On the other hand, the Obama campaign was ready because it's "uncontrolled" but eager volunteers made themselves ready, and this trust and inclusiveness showed immediate results:
To advertise the March 1 opening of Obama's Philadelphia headquarters, the campaign posted a notice on mybarackobama.com, the campaign's popular social-networking site. Three hundred people poured into the office that first Saturday morning, and were asked to line up under whichever of the 19 maps posted corresponded with their neighborhood.
Empowered with the challenge to make something happen, the Obama volunteers brought a degree of creativity to the task of registering and wooing voters that never could have come from a top-down organization:
Later that day, there was a neighborhood sweep-up event organized by Obama Works, a grassroots public service organization inspired by Obama's community activism background. The event was held at the trash-strewn Chew Park at 19th and Washington. Brooms and garbage bags and plastic gloves were supplied and there was a voter registration table. More than two hundred people showed up, and the park was swept clean.
The Clinton volunteers were left with frustration and not being able to do more:
[Watching Obama volunteers organize] was frustrating, and soon led to a semi-revolt at a Wednesday night Philly 4 Hillary meeting. A hodgepodge group arrived to talk about voter registration -- the primary registration deadline was five days away -- and meet a paid organizer.
The staffer talked about the importance of signing people up to vote. The volunteers said they'd heard enough of this, and wanted to actually do so.
"The other candidate's people are knocking at my door," said an older South Philadelphia woman who eventually just set up her own voter registration effort outside her local ShopRite. "When do we do that?"

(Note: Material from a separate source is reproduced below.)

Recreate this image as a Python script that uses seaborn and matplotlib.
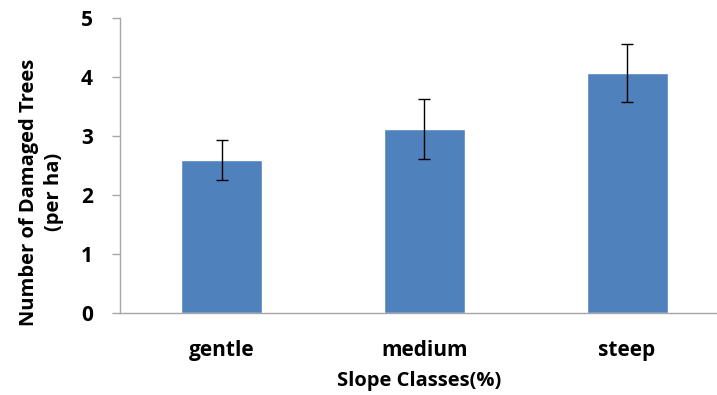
import matplotlib
matplotlib.use("Agg")
import matplotlib.pyplot as plt
import seaborn as sns
import pandas as pd

# values
classes = ["gentle", "medium", "steep"]
damaged = [2.59, 3.11, 4.07]
err = [0.34, 0.51, 0.49]

sns.set_theme(style="white")
plt.rcParams["font.family"] = ["Open Sans", "DejaVu Sans"]

df = pd.DataFrame({"slope": classes, "trees": damaged})

fig = plt.figure(figsize=(7.17, 3.95), dpi=100)
ax = fig.add_axes([0.168, 0.2084, 0.832, 0.7466])

sns.barplot(data=df, x="slope", y="trees", color="#4F81BD", saturation=1,
            width=0.40, ax=ax, errorbar=None)
ax.errorbar(range(len(classes)), damaged, yerr=err, fmt="none",
            ecolor="black", elinewidth=1.0, capsize=4.5, capthick=1.0)

ax.set_xlim(-0.5, 2.444)
ax.set_ylim(0, 5)
ax.set_yticks([0, 1, 2, 3, 4, 5])

grey = "#A6A6A6"
for side in ["top", "right"]:
    ax.spines[side].set_visible(False)
ax.spines["left"].set_color(grey)
ax.spines["bottom"].set_color(grey)
ax.spines["left"].set_linewidth(1.0)
ax.spines["bottom"].set_linewidth(1.0)

ax.tick_params(axis="y", which="major", left=True, length=6, width=1,
               color=grey, direction="out", labelsize=15, pad=14)
ax.tick_params(axis="x", bottom=False, labelsize=15, pad=14)
for lbl in ax.get_yticklabels() + ax.get_xticklabels():
    lbl.set_fontweight("bold")
    lbl.set_color("black")

ax.set_xlabel("Slope Classes(%)", fontsize=14.5, fontweight="bold",
              color="black", labelpad=7)
ax.set_ylabel("")
fig.text(0.058, 0.514, "Number of Damaged Trees\n(per ha)", rotation=90,
         ha="center", va="center", multialignment="center",
         fontsize=14.5, fontweight="bold", color="black", linespacing=1.35)

fig.savefig("out.png", dpi=100)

The Clinton campaign disparages Obama supporters as "cult-like" or "brainwashed". But in the bottom line is,
"They gave us a degree of ownership," says [Obama volunteer Emma] Tramble of the campaign, "and we went full steam ahead with it."
This difference is not lost on the Hillary volunteers:
There's also an undercurrent of envy. Obama supporters were everywhere in Philadelphia, and in March and the first days of April, we were not. Tales came in from friends of friends: Obama's people get to organize their own rallies; they have local offices all over the city.
When it comes down to it, this is the real difference in the two campaigns. Hillary's attitude is that she knows best and she'll tell everyone what to do. Obama is challenging everyone to join him in trying to fix what ails our country. One is hierarchical and the other is inclusive. One knows the secret and the other says that the answer in inside of every one of us.
There may not be much sunlight between the two candidates when it comes to policy issues but judging from their campaigns, there is a huge difference in how they will run the country.